One night, before we were married, I came by to visit my wife. On the way in, I got into an altercation with a guy on the street. Stupid, so I let it slide. Went inside.
But the guy wouldn't stop. Banging on the steel garage door. Screaming. Threatening.
So I went down to deal with it. Don Tony came with me.
We stood on the wall, looking down at this guy. Both of us were armed, but his six-shooter was already out.
I started exchanging words. Told the guy if he didn't leave, I'd come down there and beat the hell out of him.
Don Tony didn't say a word. He just raised the six-shooter and started firing. At the guy's feet.
Then, without raising his voice: "Andate, baboso."
The guy ran.
My wife heard the shots. She knew I'd gone down. In her mind, someone was dead, either him or me. She screamed my name.

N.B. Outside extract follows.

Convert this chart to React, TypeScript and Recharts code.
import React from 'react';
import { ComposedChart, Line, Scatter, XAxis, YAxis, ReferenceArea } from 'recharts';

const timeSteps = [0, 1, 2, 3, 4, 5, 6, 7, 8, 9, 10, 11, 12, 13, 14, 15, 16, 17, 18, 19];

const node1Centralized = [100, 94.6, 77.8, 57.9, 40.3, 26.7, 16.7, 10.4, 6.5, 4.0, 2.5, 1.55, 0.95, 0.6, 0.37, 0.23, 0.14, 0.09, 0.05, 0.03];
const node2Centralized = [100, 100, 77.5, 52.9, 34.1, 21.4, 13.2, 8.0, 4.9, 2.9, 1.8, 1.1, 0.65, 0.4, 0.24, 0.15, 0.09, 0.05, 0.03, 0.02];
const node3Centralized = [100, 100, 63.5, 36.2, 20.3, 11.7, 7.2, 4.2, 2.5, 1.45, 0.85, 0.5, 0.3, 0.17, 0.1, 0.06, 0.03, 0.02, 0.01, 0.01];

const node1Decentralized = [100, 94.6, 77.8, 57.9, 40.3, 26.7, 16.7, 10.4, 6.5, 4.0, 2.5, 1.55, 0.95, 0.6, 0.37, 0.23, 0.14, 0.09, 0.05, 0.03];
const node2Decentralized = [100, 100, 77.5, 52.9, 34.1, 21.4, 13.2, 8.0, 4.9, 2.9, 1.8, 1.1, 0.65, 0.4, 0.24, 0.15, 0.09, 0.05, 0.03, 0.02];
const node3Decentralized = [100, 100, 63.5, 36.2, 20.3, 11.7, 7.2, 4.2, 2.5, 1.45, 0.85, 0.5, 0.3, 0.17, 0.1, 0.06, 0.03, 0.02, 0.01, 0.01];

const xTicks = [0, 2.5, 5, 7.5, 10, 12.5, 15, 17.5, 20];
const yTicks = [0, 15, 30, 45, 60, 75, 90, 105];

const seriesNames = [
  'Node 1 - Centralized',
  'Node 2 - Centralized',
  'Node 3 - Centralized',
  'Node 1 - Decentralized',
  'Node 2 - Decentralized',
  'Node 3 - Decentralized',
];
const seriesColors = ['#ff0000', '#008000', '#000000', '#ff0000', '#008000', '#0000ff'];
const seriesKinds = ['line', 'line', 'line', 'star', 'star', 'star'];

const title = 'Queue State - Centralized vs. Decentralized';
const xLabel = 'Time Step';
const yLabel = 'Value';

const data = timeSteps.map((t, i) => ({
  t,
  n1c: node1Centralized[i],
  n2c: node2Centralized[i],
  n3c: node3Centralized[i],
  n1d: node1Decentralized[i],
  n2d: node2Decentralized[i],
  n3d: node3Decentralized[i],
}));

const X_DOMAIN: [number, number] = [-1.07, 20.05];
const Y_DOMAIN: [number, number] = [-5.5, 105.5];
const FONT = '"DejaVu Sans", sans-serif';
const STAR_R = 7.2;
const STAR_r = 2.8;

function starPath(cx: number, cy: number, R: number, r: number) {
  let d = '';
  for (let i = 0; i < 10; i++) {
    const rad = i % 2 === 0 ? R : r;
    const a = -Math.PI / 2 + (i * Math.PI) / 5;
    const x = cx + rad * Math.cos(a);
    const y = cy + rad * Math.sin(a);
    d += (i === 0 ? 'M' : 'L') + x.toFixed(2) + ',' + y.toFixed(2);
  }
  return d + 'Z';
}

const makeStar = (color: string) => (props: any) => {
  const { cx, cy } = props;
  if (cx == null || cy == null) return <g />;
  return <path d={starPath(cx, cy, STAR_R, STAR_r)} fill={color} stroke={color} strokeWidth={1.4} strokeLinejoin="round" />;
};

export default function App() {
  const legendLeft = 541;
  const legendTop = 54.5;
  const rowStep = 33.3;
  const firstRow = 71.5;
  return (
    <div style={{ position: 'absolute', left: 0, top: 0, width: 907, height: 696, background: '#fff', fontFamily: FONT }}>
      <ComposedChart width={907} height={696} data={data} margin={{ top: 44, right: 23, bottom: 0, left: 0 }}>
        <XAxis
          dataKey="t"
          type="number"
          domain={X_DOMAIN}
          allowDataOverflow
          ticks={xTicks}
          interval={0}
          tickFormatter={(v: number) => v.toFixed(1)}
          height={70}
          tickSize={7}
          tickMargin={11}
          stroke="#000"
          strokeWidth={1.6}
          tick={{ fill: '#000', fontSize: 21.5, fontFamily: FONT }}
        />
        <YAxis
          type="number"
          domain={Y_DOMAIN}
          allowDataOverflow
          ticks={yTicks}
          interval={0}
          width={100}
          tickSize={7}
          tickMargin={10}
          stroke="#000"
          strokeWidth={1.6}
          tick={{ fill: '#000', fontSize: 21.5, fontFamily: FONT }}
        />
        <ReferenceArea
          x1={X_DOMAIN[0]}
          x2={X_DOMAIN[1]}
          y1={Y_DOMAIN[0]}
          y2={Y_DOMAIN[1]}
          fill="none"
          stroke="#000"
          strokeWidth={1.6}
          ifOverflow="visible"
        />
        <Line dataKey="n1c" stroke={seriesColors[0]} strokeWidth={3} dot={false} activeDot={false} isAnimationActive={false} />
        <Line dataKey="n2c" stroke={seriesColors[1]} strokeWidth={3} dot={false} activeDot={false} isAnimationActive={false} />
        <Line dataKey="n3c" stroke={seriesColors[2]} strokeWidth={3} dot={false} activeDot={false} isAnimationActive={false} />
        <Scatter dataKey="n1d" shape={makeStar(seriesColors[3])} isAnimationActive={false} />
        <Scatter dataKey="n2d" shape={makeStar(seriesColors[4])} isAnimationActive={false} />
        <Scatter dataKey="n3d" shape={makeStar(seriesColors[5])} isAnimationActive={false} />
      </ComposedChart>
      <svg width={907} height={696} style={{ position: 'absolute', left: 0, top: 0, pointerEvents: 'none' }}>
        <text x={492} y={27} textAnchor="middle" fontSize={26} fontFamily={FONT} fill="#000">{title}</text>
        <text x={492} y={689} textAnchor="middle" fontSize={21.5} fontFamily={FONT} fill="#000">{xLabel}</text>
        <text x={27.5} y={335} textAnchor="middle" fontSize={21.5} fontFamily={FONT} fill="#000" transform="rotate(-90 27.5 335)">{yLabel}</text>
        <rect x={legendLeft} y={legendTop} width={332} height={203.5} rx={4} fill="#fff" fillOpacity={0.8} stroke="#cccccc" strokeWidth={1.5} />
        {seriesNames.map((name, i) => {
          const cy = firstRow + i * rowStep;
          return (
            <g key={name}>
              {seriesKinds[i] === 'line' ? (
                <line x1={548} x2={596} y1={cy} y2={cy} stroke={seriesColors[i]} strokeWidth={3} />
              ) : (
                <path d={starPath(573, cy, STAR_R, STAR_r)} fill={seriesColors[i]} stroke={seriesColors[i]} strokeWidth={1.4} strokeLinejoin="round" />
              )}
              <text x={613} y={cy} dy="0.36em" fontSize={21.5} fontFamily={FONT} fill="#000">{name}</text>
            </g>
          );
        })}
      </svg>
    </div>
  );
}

By the time she reached us, it was already over.
When my trouble with the feds started, I turned to him.
I told him: these guys aren't going away. There's no way to win. I might as well go up there and knock this out, even though I knew what I was walking into.
He looked at me and said:
"Greg, they don't want to put you in prison. They want to put you under the prison."
He understood how these systems work. He knew you can't beat an unbeatable foe. But he also knew I don't run from things. That's not who I am.

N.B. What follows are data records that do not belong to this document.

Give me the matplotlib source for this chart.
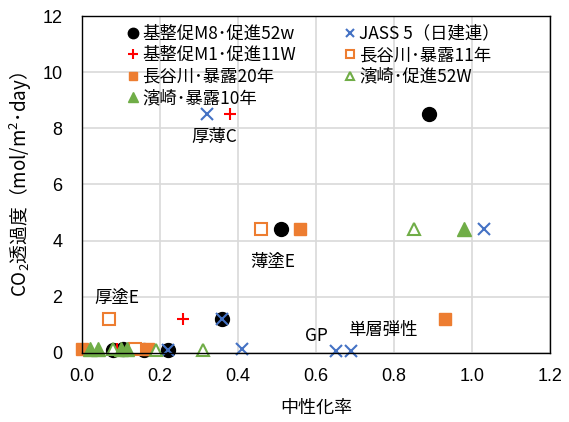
import matplotlib.pyplot as plt

plt.rcParams['font.family'] = ['Noto Sans CJK JP', 'DejaVu Sans']
plt.rcParams['mathtext.fontset'] = 'custom'
plt.rcParams['mathtext.rm'] = 'Noto Sans CJK JP'

# 基整促M8・促進52w
m8_x = [0.89, 0.51, 0.36, 0.08, 0.105, 0.16, 0.22]
m8_y = [8.5, 4.4, 1.2, 0.1, 0.15, 0.1, 0.1]
# JASS 5（日建連）
jass_x = [0.32, 1.03, 0.36, 0.41, 0.65, 0.69, 0.22]
jass_y = [8.5, 4.4, 1.2, 0.15, 0.05, 0.05, 0.1]
# 基整促M1・促進11W
m1_x = [0.38, 0.26, 0.09, 0.13]
m1_y = [8.5, 1.2, 0.12, 0.15]
# 長谷川・暴露11年
h11_x = [0.46, 0.07, 0.135]
h11_y = [4.4, 1.2, 0.15]
# 長谷川・暴露20年
h20_x = [0.56, 0.93, 0.0, 0.17]
h20_y = [4.4, 1.2, 0.12, 0.12]
# 濱崎・促進52W
hp_x = [0.85, 0.31, 0.08, 0.19]
hp_y = [4.4, 0.1, 0.12, 0.1]
# 濱崎・暴露10年
he_x = [0.98, 0.02, 0.04, 0.10, 0.115]
he_y = [4.4, 0.12, 0.12, 0.12, 0.12]

notes = ['厚薄C', '薄塗E', '厚塗E', 'GP', '単層弾性']
note_x = [0.34, 0.49, 0.09, 0.60, 0.77]
note_y = [7.7, 3.25, 1.95, 0.6, 0.82]

blue = '#4472C4'
orange = '#ED7D31'
green = '#70AD47'

fig = plt.figure(figsize=(5.69, 4.22), dpi=100)
ax = fig.add_axes([0.144, 0.164, 0.823, 0.798])

h_m8, = ax.plot(m8_x, m8_y, 'o', color='black', ms=10, ls='none', clip_on=False,
                label='基整促M8･促進52w')
h_jass, = ax.plot(jass_x, jass_y, 'x', color=blue, ms=8, mew=1.5, ls='none', clip_on=False,
                  label='JASS 5（日建連）')
h_m1, = ax.plot(m1_x, m1_y, '+', color='red', ms=9, mew=1.5, ls='none', clip_on=False,
                label='基整促M1･促進11W')
h_h11, = ax.plot(h11_x, h11_y, 's', mfc='white', mec=orange, mew=1.5, ms=8, ls='none',
                 clip_on=False, label='長谷川･暴露11年')
h_h20, = ax.plot(h20_x, h20_y, 's', color=orange, ms=8.5, ls='none', clip_on=False,
                 label='長谷川･暴露20年')
h_hp, = ax.plot(hp_x, hp_y, '^', mfc='white', mec=green, mew=1.5, ms=8.5, ls='none',
                clip_on=False, label='濱崎･促進52W')
h_he, = ax.plot(he_x, he_y, '^', color=green, ms=9.5, ls='none', clip_on=False,
                label='濱崎･暴露10年')

for t, x, y in zip(notes, note_x, note_y):
    ax.text(x, y, t, ha='center', va='center', fontsize=12.5)

ax.set_xlim(0, 1.2)
ax.set_ylim(0, 12)
ax.set_xticks([0.0, 0.2, 0.4, 0.6, 0.8, 1.0, 1.2])
ax.set_yticks(range(0, 13, 2))
ax.set_xticklabels(['0.0', '0.2', '0.4', '0.6', '0.8', '1.0', '1.2'])
for lab in ax.get_xticklabels() + ax.get_yticklabels():
    lab.set_family(['Liberation Sans', 'DejaVu Sans'])
ax.tick_params(labelsize=13, length=0)
ax.tick_params(axis='x', pad=11)
ax.tick_params(axis='y', pad=14)
ax.grid(color='#d9d9d9', lw=1.2)
ax.set_axisbelow(True)
for s in ax.spines.values():
    s.set_color('black')
    s.set_linewidth(1)

ax.set_xlabel('中性化率', fontsize=13, labelpad=10)
ax.set_ylabel('CO$_2$透過度（mol/m$^2$･day）', fontsize=13.5, labelpad=6)

handles = [h_m8, h_m1, h_h20, h_he, h_jass, h_h11, h_hp]
ax.legend(handles=handles, ncol=2, loc='upper left', bbox_to_anchor=(0.075, 0.995),
          frameon=False, fontsize=12.5, handletextpad=0.05, columnspacing=2.6,
          labelspacing=0.2, handlelength=1.0, markerscale=0.75, borderaxespad=0)

fig.savefig('out.png', dpi=100)
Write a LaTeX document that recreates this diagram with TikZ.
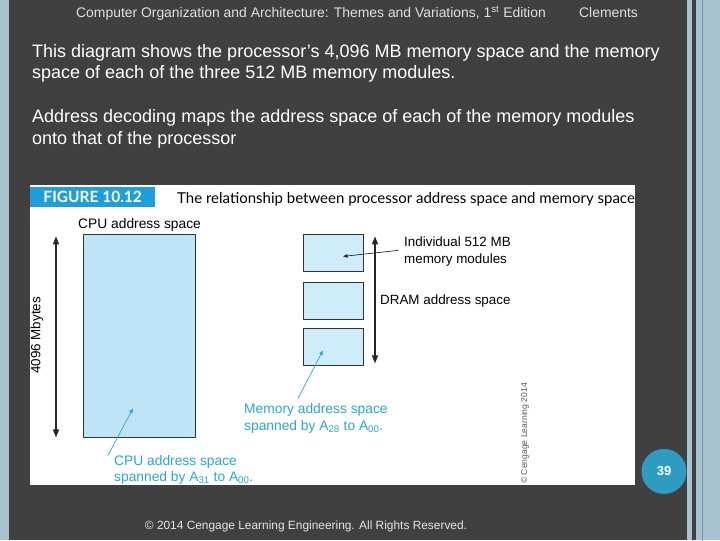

He didn't try to stop me. He just made sure I saw it clearly.
It was the week of Easter. We were at the island, the same island he'd spent twenty years acquiring.
I was sitting on the deck with the kids, waiting for him to arrive for the weekend. I saw my sister-in-law take a call. I could tell something was wrong.
The ferry operator just said: You need to come here.
Wouldn't say why.
I knew something was wrong. I grabbed the phone and asked him directly.
That's when he told me. The car, with my father-in-law, mother-in-law, driver, and maid, had gone off the ferry. They were underwater.
I sprinted down the path, through the woods, to our boat. My youngest son ran with me. I told him to stay, I knew what I was heading into.
By the time I arrived, my mother-in-law had surfaced. Eighty-seven years old. A survivor.
But five minutes passed. Then ten.
I knew we weren't rescuing anymore. We were recovering.
In El Salvador, in the country, when there's trouble, no cavalry shows up. You solve it yourself. Fast.
We located the car. Tied it up. Started pulling out the bodies.
First the driver. Then the maid. Then Don Tony.
I pulled him onto the boat myself. Made the sign of the cross on his back.
I couldn't stop thinking: How does a Cowboy go out like that?
He'd crossed that ferry a thousand times.
You never know what will happen.
The funeral was packed. People I'd never met. All with stories about the Quiet Cowboy.
He built his own sanctuary, an island we still visit most weekends.
You can only get there by ferry.
And every time I cross that water, I think of him.
I'm still trying to become what he was.
I haven't made it yet.
But I haven't stopped trying.
Watch for them. Learn from them.
And maybe, if you're lucky, become one.
• • •
BACK TO THE FRONTIER
• • •
I didn't retire.
I didn't retreat into commentary. I didn't write this and disappear.
I went back to the frontier. I went back to El Salvador.
I chose distance. A place where you can still build, still take risk, still be accountable.
There are no guarantees here. That's the point.
I'm still building.
I can't stop. It's who I am. My wife knows. I won't stop.
But the weight has shifted.
I have five kids. I'm building for them now. Not to protect them from the world, but to prepare them to face it.
I'm the coach now. Not the quarterback.
Frontiers always shrink. There aren't many left.
I can't tell you where to go.
But I can tell you where I stand: exposed, accountable, unfinished.
The frontier is retreating quickly. But you must pick a place to hold the line.
Here I hold the line.
The strongest men I've known
never asked to be followed.
The Back Cover
About the Author
Gregory Keough has received the CIA's Intelligence Star for extraordinary heroism, and been reduced to a number in a federal cell. He has built companies worth hundreds of millions, and lost everything more than once. He wrote this manual from a prison cell in Alabama. He lives in El Salvador with his wife of thirty years and their five children.